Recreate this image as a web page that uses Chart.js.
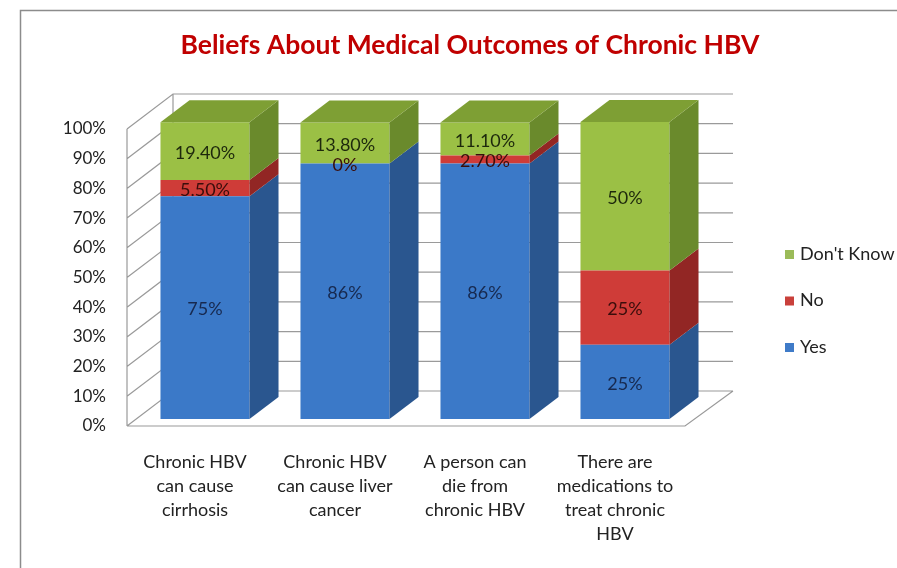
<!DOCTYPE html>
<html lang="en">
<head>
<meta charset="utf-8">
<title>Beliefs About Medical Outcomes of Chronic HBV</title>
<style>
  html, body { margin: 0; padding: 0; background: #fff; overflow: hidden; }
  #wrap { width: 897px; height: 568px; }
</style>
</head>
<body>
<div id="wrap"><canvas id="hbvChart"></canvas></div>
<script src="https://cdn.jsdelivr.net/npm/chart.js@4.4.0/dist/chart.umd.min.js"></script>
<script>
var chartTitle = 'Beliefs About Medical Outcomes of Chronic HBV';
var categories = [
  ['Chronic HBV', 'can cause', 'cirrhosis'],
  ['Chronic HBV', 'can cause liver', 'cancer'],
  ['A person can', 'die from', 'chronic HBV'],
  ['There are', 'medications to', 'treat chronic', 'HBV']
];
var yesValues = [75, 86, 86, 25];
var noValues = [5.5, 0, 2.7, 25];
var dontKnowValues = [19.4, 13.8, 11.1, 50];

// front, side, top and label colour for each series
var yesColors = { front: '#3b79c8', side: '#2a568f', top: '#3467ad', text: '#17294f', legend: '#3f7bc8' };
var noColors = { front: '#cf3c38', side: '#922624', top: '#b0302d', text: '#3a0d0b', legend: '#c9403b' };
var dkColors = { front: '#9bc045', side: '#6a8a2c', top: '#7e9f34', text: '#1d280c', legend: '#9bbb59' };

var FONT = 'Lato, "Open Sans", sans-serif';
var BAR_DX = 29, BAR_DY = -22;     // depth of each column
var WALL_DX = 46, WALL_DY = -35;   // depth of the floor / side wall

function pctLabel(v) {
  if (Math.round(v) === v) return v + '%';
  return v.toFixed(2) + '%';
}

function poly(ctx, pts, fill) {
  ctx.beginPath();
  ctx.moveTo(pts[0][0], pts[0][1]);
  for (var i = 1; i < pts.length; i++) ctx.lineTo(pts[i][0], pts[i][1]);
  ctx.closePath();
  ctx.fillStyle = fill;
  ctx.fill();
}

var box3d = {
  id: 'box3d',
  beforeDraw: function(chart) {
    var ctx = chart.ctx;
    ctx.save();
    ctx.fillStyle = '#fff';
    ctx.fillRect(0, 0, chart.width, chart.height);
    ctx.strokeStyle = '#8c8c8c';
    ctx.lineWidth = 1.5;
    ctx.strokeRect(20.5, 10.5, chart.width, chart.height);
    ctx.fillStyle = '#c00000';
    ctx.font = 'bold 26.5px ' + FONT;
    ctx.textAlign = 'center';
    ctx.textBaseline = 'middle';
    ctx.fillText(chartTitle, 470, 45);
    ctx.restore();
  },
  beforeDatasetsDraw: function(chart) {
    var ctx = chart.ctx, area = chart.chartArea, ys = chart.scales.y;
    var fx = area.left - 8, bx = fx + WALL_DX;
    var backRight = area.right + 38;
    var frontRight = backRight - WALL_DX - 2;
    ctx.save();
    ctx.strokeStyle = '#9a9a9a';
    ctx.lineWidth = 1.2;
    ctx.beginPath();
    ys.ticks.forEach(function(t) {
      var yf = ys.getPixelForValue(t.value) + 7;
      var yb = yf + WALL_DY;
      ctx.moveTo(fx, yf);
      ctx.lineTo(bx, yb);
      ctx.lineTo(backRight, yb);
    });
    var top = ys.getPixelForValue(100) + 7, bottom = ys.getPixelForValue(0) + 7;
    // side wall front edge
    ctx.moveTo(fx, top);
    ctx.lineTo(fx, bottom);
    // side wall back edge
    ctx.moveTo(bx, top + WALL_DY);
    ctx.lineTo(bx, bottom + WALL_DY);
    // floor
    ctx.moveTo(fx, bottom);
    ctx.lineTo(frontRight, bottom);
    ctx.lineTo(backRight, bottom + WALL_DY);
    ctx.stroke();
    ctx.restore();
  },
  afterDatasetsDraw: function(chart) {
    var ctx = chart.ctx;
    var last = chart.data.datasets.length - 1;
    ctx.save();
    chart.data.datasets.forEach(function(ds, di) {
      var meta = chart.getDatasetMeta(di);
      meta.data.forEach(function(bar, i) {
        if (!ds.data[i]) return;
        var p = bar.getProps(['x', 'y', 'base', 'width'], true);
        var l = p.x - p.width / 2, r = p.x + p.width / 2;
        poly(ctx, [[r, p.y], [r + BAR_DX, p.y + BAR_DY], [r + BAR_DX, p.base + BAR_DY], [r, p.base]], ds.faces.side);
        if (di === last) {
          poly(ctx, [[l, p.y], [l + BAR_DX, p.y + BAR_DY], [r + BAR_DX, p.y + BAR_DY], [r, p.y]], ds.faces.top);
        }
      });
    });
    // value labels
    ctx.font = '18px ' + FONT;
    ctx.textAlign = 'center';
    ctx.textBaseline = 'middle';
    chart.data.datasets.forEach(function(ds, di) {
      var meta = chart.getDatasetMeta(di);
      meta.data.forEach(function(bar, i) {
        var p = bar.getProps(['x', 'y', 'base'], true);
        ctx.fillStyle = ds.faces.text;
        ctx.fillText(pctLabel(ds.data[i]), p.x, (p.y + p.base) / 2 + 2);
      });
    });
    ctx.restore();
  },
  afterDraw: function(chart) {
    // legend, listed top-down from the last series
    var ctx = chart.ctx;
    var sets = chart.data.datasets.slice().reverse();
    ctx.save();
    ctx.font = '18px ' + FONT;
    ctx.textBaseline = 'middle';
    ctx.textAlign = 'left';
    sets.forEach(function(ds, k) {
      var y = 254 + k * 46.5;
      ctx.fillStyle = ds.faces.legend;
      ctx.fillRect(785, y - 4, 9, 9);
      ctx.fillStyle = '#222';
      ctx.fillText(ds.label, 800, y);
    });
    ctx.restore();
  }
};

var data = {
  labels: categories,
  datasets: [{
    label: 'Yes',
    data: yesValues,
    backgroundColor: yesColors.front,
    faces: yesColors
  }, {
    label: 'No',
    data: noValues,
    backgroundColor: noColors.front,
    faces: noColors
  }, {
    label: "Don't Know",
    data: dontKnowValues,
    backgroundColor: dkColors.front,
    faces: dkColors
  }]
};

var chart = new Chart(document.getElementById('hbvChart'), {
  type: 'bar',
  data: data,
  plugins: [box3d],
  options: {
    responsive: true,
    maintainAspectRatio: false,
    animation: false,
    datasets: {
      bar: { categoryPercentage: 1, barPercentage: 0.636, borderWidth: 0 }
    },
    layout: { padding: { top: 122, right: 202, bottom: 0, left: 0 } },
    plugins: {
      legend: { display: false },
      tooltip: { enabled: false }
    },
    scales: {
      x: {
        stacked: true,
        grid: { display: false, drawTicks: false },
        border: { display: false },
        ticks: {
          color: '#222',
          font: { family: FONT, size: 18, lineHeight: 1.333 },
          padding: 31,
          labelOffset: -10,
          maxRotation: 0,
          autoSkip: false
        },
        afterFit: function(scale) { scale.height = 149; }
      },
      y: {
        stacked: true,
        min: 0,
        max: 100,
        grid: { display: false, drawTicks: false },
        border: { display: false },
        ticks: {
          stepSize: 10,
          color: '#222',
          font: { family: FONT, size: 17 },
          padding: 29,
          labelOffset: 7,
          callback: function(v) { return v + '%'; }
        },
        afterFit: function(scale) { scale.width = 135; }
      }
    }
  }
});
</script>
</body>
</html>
##############################
• [OBJECTIVE]: Your task is to reproduce exactly the lines from the start of the data above through the line containing "var dontKnowValues = [19.4, 13.8, 11.1, 50];", leaving every picture out.

• [ANSWER TO THE EXERCISE]:
Recreate this image as a web page that uses Chart.js.
<!DOCTYPE html>
<html lang="en">
<head>
<meta charset="utf-8">
<title>Beliefs About Medical Outcomes of Chronic HBV</title>
<style>
  html, body { margin: 0; padding: 0; background: #fff; overflow: hidden; }
  #wrap { width: 897px; height: 568px; }
</style>
</head>
<body>
<div id="wrap"><canvas id="hbvChart"></canvas></div>
<script src="https://cdn.jsdelivr.net/npm/chart.js@4.4.0/dist/chart.umd.min.js"></script>
<script>
var chartTitle = 'Beliefs About Medical Outcomes of Chronic HBV';
var categories = [
  ['Chronic HBV', 'can cause', 'cirrhosis'],
  ['Chronic HBV', 'can cause liver', 'cancer'],
  ['A person can', 'die from', 'chronic HBV'],
  ['There are', 'medications to', 'treat chronic', 'HBV']
];
var yesValues = [75, 86, 86, 25];
var noValues = [5.5, 0, 2.7, 25];
var dontKnowValues = [19.4, 13.8, 11.1, 50];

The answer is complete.